When it comes to executive power, Dames & Moore v. Regan (1981) said the President can do whatever he wants with a general statute from Congress.
In regards to Dames & Moore v. Regan, the facts are pretty straight forward. Because the U.S embassy and Americans were taken hostage in Iran in 1978, President Jimmy Carter cited IEEPA and the Hostage Act and froze all Iranian property in the United States. Later, he passed an executive order which created the Independent Claims Tribunal. In response, Dames & Moore argued the President’s executive order was unconstitutional when attempting to get a $3 million judgment.
When this case made it to the Supreme Court, this issue was presented: Can President Ronald Reagan suspend pending claims against Iran and transfer Iranian assets?
This case lays out the following holding: When it comes to Executive Order 12170, the order is constitutional for the president to suspend pending civil claims against Iran.
This case adjusts the Youngstown framework. In Youngstown Zone one, the President has maximum authority if Congress passes a specific statute; further, Zone two says Congressional support is unclear when no statute exists. Finally, in Zone three, when the president acts alone, the Courts should scrutinize him. With the Dames & Moore case, the courts said a general statute is enough to satisfy Youngstown Zone one.
Strangely, three closely connected Supreme Court Justices decided the biggest executive power cases.
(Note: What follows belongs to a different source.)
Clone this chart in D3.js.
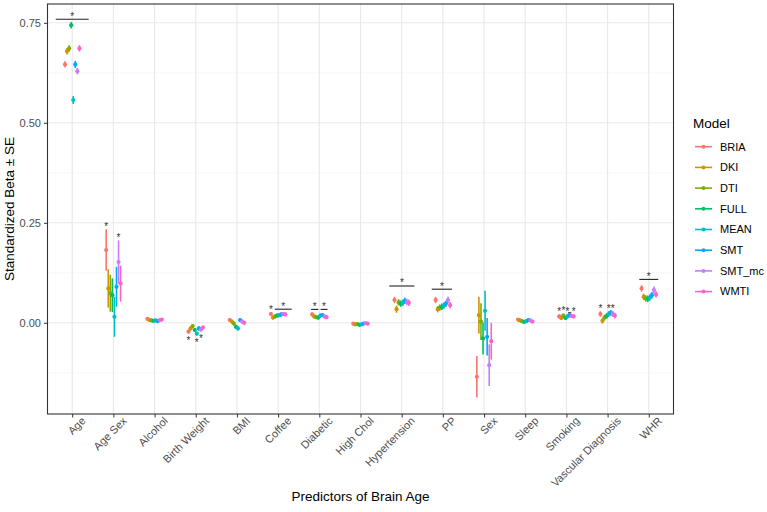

First, Justice Rehnquist decided the Dames & Moore case. Second, Justice Jackson decided Youngstown which created the Youngstown Zones test. Third, Justice John Roberts decided NFIB v. Sebelius. In this order, Justice Rehnquist clerked for Justice Jackson, and Justice Roberts clerked for Justice Rehnquist. These three generations of Supreme Court Justices decided the most important executive power cases of modern constitutional law.
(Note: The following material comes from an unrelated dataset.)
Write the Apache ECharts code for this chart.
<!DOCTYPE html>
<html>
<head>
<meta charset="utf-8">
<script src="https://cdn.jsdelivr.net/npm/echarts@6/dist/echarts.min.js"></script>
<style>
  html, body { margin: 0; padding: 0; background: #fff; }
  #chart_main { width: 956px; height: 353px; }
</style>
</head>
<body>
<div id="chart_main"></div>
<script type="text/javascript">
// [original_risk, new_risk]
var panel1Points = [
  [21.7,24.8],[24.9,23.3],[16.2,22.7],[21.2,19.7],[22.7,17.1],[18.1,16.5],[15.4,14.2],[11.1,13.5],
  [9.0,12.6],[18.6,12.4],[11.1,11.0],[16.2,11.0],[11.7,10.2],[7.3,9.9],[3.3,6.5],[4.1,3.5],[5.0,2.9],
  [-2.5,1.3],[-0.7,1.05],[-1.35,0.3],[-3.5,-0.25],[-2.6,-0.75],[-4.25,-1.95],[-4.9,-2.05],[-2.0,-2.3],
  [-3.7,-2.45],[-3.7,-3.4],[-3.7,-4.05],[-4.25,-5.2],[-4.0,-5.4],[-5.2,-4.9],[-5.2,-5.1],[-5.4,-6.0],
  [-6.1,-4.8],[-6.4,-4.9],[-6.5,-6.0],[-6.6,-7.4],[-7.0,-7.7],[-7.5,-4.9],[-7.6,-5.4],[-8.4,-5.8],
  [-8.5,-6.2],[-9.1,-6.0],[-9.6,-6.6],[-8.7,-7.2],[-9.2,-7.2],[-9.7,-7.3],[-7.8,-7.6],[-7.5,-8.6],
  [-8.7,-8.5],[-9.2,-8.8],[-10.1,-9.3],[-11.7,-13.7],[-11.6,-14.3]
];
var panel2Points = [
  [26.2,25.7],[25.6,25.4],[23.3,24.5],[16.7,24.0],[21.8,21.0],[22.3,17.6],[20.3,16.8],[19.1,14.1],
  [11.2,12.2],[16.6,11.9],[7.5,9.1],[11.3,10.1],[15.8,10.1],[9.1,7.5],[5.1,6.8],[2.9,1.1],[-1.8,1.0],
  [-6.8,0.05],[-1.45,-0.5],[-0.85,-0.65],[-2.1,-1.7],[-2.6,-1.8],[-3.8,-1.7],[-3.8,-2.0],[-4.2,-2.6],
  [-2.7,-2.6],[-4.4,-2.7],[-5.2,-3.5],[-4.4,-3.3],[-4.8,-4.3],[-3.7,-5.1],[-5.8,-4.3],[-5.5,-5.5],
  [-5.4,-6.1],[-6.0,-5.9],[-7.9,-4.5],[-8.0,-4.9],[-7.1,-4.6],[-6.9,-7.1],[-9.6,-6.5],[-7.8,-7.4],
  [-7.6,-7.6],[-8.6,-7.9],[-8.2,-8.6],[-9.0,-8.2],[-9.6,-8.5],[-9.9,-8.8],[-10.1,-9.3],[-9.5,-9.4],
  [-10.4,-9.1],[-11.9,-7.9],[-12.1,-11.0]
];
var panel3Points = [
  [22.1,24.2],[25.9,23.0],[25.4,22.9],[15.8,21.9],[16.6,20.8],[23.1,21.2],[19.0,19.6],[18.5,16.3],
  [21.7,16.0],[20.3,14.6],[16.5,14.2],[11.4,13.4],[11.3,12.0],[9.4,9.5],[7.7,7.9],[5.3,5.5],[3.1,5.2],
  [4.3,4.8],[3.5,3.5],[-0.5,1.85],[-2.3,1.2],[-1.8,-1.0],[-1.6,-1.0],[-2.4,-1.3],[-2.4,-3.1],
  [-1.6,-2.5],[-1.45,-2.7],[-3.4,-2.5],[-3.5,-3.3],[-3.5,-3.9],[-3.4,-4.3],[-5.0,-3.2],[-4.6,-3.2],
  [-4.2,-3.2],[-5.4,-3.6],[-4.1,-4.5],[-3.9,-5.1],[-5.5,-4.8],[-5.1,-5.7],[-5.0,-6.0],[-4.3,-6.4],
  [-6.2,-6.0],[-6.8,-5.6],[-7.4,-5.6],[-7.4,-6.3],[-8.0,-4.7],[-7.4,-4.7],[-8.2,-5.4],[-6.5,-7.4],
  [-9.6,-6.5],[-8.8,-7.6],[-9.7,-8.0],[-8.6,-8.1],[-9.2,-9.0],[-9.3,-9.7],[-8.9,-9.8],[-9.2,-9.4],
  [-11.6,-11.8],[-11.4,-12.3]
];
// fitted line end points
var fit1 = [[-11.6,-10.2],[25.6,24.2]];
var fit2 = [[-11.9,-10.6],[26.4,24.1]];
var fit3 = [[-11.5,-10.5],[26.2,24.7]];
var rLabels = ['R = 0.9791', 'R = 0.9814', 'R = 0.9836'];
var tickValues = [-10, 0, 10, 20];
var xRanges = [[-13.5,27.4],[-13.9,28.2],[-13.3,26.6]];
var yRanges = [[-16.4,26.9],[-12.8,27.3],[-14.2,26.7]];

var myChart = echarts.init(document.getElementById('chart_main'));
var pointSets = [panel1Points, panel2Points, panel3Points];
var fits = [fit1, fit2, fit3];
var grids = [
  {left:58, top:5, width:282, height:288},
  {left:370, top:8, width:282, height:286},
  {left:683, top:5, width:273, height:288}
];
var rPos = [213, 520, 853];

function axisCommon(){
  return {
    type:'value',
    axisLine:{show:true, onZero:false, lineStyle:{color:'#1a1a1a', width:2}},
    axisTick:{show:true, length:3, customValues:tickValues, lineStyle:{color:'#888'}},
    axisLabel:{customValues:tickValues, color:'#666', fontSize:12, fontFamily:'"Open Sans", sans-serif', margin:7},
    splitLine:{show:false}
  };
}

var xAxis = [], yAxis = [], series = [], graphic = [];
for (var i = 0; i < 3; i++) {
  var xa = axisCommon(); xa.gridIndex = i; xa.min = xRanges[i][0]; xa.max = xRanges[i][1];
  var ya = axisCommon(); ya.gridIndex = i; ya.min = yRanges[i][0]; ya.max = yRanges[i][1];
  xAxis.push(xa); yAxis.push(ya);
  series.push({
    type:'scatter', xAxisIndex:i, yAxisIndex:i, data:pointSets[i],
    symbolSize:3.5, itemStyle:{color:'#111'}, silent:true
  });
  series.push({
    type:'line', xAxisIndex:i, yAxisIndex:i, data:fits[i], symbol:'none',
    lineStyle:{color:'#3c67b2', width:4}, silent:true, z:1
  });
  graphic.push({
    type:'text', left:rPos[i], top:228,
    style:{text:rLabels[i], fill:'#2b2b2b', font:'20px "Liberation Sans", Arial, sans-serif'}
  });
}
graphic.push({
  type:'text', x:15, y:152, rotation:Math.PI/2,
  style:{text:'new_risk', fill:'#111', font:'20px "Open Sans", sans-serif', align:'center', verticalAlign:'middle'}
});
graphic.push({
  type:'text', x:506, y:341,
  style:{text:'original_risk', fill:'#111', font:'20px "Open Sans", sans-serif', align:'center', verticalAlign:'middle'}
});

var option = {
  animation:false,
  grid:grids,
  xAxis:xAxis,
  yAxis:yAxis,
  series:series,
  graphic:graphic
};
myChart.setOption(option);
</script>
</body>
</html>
Notably, a movie was made about the Iranian hostage crisis. It was called Argo, and it starred Ben Affleck as a fake movie producer. Basically, the fake cast goes to Iran to shoot a fake movie to rescue American hostages. Apparently, six American hostages were rescued by the fake movie crew.
Overall, the case establishes the executive power doctrine. If Congress passes a general act in an area that the President wants to act, that’s enough for the Youngstown test. Basically, the President can do what if he wants with a general Congressional statute.